Financial Credit Card Scandal leads to Florida Lottery Secretary’s Resignation

Casino Watch Focus has reported on some questionable actions from the Florida Lottery, both in terms of policy, through online lottery expansion, and through promotional choices, when the Florida Lottery blurred the NCAA gambling lines by using college football teams in their gambling promotions. Now its being reported that the lottery secretary Connie Barnes has been caught up in a financial scandal, abusing state money by using it for lavish vacations of other personal items. An editorial by myPalmBeachPost online explains:

If only we could all hit the Florida Lottery as well as the woman who’s been running it. Cynthia O’Connell acted as though being Lottery Secretary was a kind of jackpot. Last year, she took nine weeks of vacation from her $141,000 job. She also charged nearly $30,000 in subsidized travel and ran up late fees on her Lottery credit card at department stores, grocery stores, hair salons, car washes and the dentist.

She announced her resignation on Aug. 28, just before the Lottery released her credit card records to the Associated Press. Her tenure will be remembered here chiefly for the scandal exposed by The Palm Beach Post in which retailers were illegally cashing in winning tickets to the tune of hundreds of thousands of dollars — and Lottery officials basically shrugged.

A far more complete investigation will be conducted by the Senate. In the meantime, in what appears to be a precautionary move, the company credit cards of other employees are being restricted. The Blaze reports: 

Lottery officials also announced that they were suspending the use of American Express corporate cards that had been issued to 70 department employees because of the inquiry by The Associated Press. 

State Sen. Rob Bradley, the chairman of the Senate panel that oversees gambling in the state, said the circumstances surrounding O’Connell’s resignation will be scrutinized by his committee this fall.

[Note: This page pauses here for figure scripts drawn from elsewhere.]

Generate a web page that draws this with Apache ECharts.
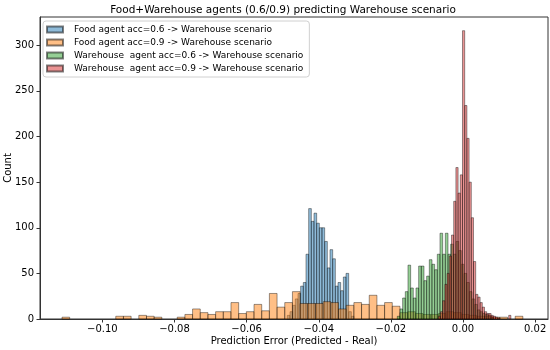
<!DOCTYPE html>
<html>
<head>
<meta charset="utf-8">
<script src="https://cdn.jsdelivr.net/npm/echarts@6/dist/echarts.min.js"></script>
<style>
html,body{margin:0;padding:0;background:#fff;}
#c{width:550px;height:350px;}
</style>
</head>
<body>
<div id="c"></div>
<script>
// ---- data ----
const seriesNames = [
  'Food agent acc=0.6 -> Warehouse scenario',
  'Food agent acc=0.9 -> Warehouse scenario',
  'Warehouse  agent acc=0.6 -> Warehouse scenario',
  'Warehouse  agent acc=0.9 -> Warehouse scenario'
];
const xTicks = [-0.10, -0.08, -0.06, -0.04, -0.02, 0.00, 0.02];
const yTicks = [0, 50, 100, 150, 200, 250, 300];

// histogram bins: first edge, bin width, counts
const foodLowStart = -0.04872, foodLowWidth = 0.00074;
const foodLowCounts = [4,8,15,22,28,36,40,71,121,107,116,105,100,100,85,56,76,66,36,40,31,46,50,8,3];

const foodHighStart = -0.1112, foodHighWidth = 0.00213;
const foodHighCounts = [2,0,0,0,0,0,0,3,3,0, 4,3,2,0,0,2,5,11,7,5, 8,8,18,6,8,16,9,28,13,18,
                        30,17,17,17,19,18,11,15,18,16, 26,15,18,14,7,8,6,5,5,6, 8,7,5,4,3,3,2,2,0,3];

const whLowStart = -0.01822, whLowWidth = 0.00074;
const whLowCounts = [3,11,23,30,59,34,23,34,58,58,42,47,65,60,54,71,94,71,94,71,82,71,85,75,60,50,40,30,22,16,10,8,6,5,4,2];

const whHighStart = -0.00685, whHighWidth = 0.00061;
const whHighCounts = [3,8,20,38,50,69,92,129,166,138,158,316,234,198,150,111,63,27,24,18,13,8,6,6,4,3,2,1,0,0,0,0,4];

const xMin = -0.1173, xMax = 0.02357, yMax = 331;

// ---- build ----
function bins(start, width, counts) {
  return counts.map((c, i) => [start + i * width, start + (i + 1) * width, c]);
}
const fills = ['rgba(31,119,180,0.5)', 'rgba(255,127,14,0.5)', 'rgba(44,160,44,0.5)', 'rgba(214,39,40,0.5)'];
const edge = 'rgba(0,0,0,0.5)';
const datasets = [
  bins(foodLowStart, foodLowWidth, foodLowCounts),
  bins(foodHighStart, foodHighWidth, foodHighCounts),
  bins(whLowStart, whLowWidth, whLowCounts),
  bins(whHighStart, whHighWidth, whHighCounts)
];

const font = 'DejaVu Sans';
const chart = echarts.init(document.getElementById('c'), null, {renderer: 'canvas'});

const series = datasets.map((d, k) => ({
  name: seriesNames[k],
  type: 'custom',
  data: d,
  encode: {x: [0, 1], y: 2},
  itemStyle: {color: fills[k], borderColor: edge, borderWidth: 0.8},
  renderItem: function (params, api) {
    const c = api.value(2);
    if (!c) return null;
    const p0 = api.coord([api.value(0), c]);
    const p1 = api.coord([api.value(1), 0]);
    return {
      type: 'rect',
      shape: {x: p0[0], y: p0[1], width: p1[0] - p0[0], height: p1[1] - p0[1]},
      style: {fill: fills[k], stroke: edge, lineWidth: 0.8}
    };
  },
  z: 2 + k
}));

function fmtX(v) {
  const s = Math.abs(v).toFixed(2);
  return (v < -1e-9 ? '\u2212' : '') + s;
}

chart.setOption({
  animation: false,
  backgroundColor: '#ffffff',
  textStyle: {fontFamily: font},
  title: {
    text: 'Food+Warehouse agents (0.6/0.9) predicting Warehouse scenario',
    left: 278, top: 0, textAlign: 'center',
    textStyle: {fontFamily: font, fontSize: 10.5, fontWeight: 'normal', color: '#000'}
  },
  legend: {
    orient: 'vertical', left: 43, top: 21,
    itemWidth: 16, itemHeight: 6, itemGap: 4,
    icon: 'rect',
    padding: [4, 6, 4, 3],
    backgroundColor: '#ffffff',
    borderColor: '#d0d0d0', borderWidth: 1, borderRadius: 3,
    textStyle: {fontFamily: font, fontSize: 9, color: '#000', padding: [0, 0, 0, 6]},
    data: seriesNames
  },
  grid: {left: 40, right: 2, top: 17, bottom: 31, outerBoundsMode: 'none', containLabel: false,
         show: true, borderColor: '#333', borderWidth: 1, backgroundColor: 'transparent'},
  xAxis: {
    type: 'value', min: xMin, max: xMax,
    name: 'Prediction Error (Predicted - Real)', nameLocation: 'middle', nameGap: 17, nameMoveOverlap: false,
    nameTextStyle: {fontFamily: font, fontSize: 10, color: '#000'},
    axisLine: {show: true, onZero: false, lineStyle: {color: '#333', width: 1}},
    axisTick: {show: true, length: 3.5, lineStyle: {color: '#333'}, customValues: xTicks},
    axisLabel: {fontFamily: font, fontSize: 10, color: '#000', margin: 5, customValues: xTicks, formatter: fmtX},
    splitLine: {show: false}
  },
  yAxis: {
    type: 'value', min: 0, max: yMax,
    name: 'Count', nameLocation: 'middle', nameGap: 27, nameMoveOverlap: false,
    nameTextStyle: {fontFamily: font, fontSize: 10, color: '#000'},
    axisLine: {show: true, onZero: false, lineStyle: {color: '#333', width: 1}},
    axisTick: {show: true, length: 3.5, lineStyle: {color: '#333'}, customValues: yTicks},
    axisLabel: {fontFamily: font, fontSize: 10, color: '#000', margin: 6, customValues: yTicks},
    splitLine: {show: false}
  },
  series: series
});
</script>
</body>
</html>
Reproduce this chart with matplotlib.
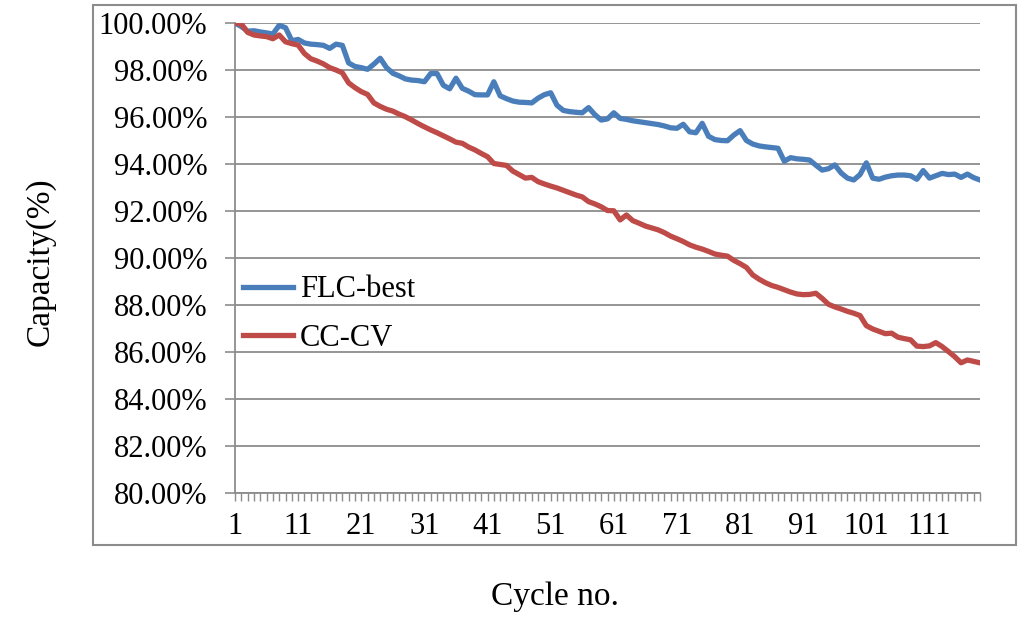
import numpy as np
import matplotlib
matplotlib.use('Agg')
import matplotlib.pyplot as plt
from matplotlib.patches import Rectangle
from matplotlib.ticker import FuncFormatter

# Данные: ёмкость (%) по номеру цикла
cycles = list(range(1, 120))

flc_best = [
    100.00, 99.85, 99.65, 99.67, 99.62, 99.58, 99.53, 99.90, 99.80, 99.25,
    99.30, 99.15, 99.10, 99.08, 99.05, 98.92, 99.10, 99.05, 98.30, 98.15,
    98.10, 98.03, 98.25, 98.50, 98.10, 97.86, 97.75, 97.62, 97.57, 97.55,
    97.50, 97.85, 97.85, 97.35, 97.20, 97.65, 97.22, 97.10, 96.95, 96.94,
    96.94, 97.50, 96.90, 96.78, 96.68, 96.63, 96.62, 96.60, 96.80, 96.95,
    97.03, 96.50, 96.28, 96.23, 96.20, 96.18, 96.40, 96.10, 95.87, 95.92,
    96.18, 95.94, 95.90, 95.84, 95.80, 95.76, 95.72, 95.68, 95.62, 95.54,
    95.52, 95.69, 95.37, 95.33, 95.73, 95.18, 95.04, 95.00, 94.99, 95.23,
    95.42, 95.00, 94.85, 94.77, 94.73, 94.70, 94.67, 94.12, 94.27, 94.22,
    94.20, 94.17, 93.95, 93.74, 93.80, 93.96, 93.62, 93.40, 93.32, 93.55,
    94.05, 93.40, 93.35, 93.44, 93.50, 93.53, 93.53, 93.50, 93.35, 93.72,
    93.40, 93.50, 93.60, 93.55, 93.57, 93.43, 93.57, 93.42, 93.32,
]

cc_cv = [
    100.00, 99.96, 99.60, 99.49, 99.45, 99.42, 99.33, 99.49, 99.20, 99.12,
    99.06, 98.70, 98.48, 98.38, 98.26, 98.10, 98.00, 97.88, 97.45, 97.25,
    97.08, 96.96, 96.60, 96.45, 96.33, 96.25, 96.12, 96.01, 95.87, 95.72,
    95.58, 95.45, 95.33, 95.20, 95.07, 94.93, 94.88, 94.72, 94.60, 94.45,
    94.31, 94.02, 93.98, 93.94, 93.70, 93.55, 93.40, 93.43, 93.25, 93.15,
    93.06, 92.98, 92.88, 92.78, 92.68, 92.60, 92.40, 92.30, 92.18, 92.02,
    92.01, 91.62, 91.83, 91.59, 91.48, 91.36, 91.28, 91.20, 91.08, 90.93,
    90.82, 90.70, 90.56, 90.46, 90.38, 90.28, 90.17, 90.12, 90.08, 89.90,
    89.76, 89.60, 89.28, 89.10, 88.95, 88.83, 88.75, 88.65, 88.55, 88.47,
    88.44, 88.45, 88.50, 88.28, 88.03, 87.92, 87.83, 87.73, 87.65, 87.55,
    87.12, 86.98, 86.88, 86.78, 86.80, 86.63, 86.57, 86.52, 86.25, 86.23,
    86.26, 86.40, 86.23, 86.02, 85.80, 85.54, 85.66, 85.60, 85.54,
]

y_ticks = list(range(80, 101, 2))
label_step = 10

plt.rcParams['font.family'] = ['Liberation Serif', 'DejaVu Serif']

fig = plt.figure(figsize=(10.24, 6.2), dpi=100)
W, H = 1024, 620

# рамка области диаграммы
fig.patches.append(Rectangle((93 / W, 1 - 545 / H), (1016 - 93) / W, (545 - 5) / H,
                             transform=fig.transFigure, fill=False,
                             edgecolor='#8c8c8c', linewidth=1.5))

ax = fig.add_axes([235 / W, 1 - 493 / H, (980 - 235) / W, (493 - 23) / H])

ax.plot(cycles, flc_best, color='#4a7ebb', linewidth=3.8, label='FLC-best',
        solid_joinstyle='round', zorder=3)
ax.plot(cycles, cc_cv, color='#be4b48', linewidth=3.8, label='CC-CV',
        solid_joinstyle='round', zorder=3)

ax.set_xlim(cycles[0], cycles[-1])
ax.set_ylim(y_ticks[0], y_ticks[-1])

ax.set_xticks(cycles)
ax.set_xticklabels([str(c) if (c - 1) % label_step == 0 else '' for c in cycles])
ax.set_yticks(y_ticks)
ax.yaxis.set_major_formatter(FuncFormatter(lambda v, p: f'{v:.2f}%'))

ax.tick_params(axis='x', length=6, width=1, color='#8c8c8c', pad=8, labelsize=22)
ax.tick_params(axis='y', length=7, width=1.2, color='#8c8c8c', pad=13, labelsize=22)

ax.grid(axis='y', color='#8c8c8c', linewidth=1.3)
ax.set_axisbelow(True)
for s in ['top', 'right']:
    ax.spines[s].set_visible(False)
for s in ['left', 'bottom']:
    ax.spines[s].set_color('#8c8c8c')
    ax.spines[s].set_linewidth(1.3)

leg = ax.legend(loc='upper left', bbox_to_anchor=(0.0107, 0.463), frameon=False,
                fontsize=22, handlelength=1.63, handletextpad=0.23,
                labelspacing=0.64, borderaxespad=0, borderpad=0)

fig.text(40 / W, 1 - 262 / H, 'Capacity(%)', rotation=90, ha='center', va='center',
         fontsize=24)
fig.text(555 / W, 1 - 597 / H, 'Cycle no.', ha='center', va='center', fontsize=24)

fig.savefig('out.png', dpi=100)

“Obviously the Lottery has performed very well from a revenue standpoint, but we cannot lose sight that the Department of Lottery is a state agency like other state agencies,” said Bradley, a Republican from Fleming Island. “We have a high standard in the Senate for all state agencies, particularly when it comes to being focused on preventing waste and making sure operational expenses are kept in line.”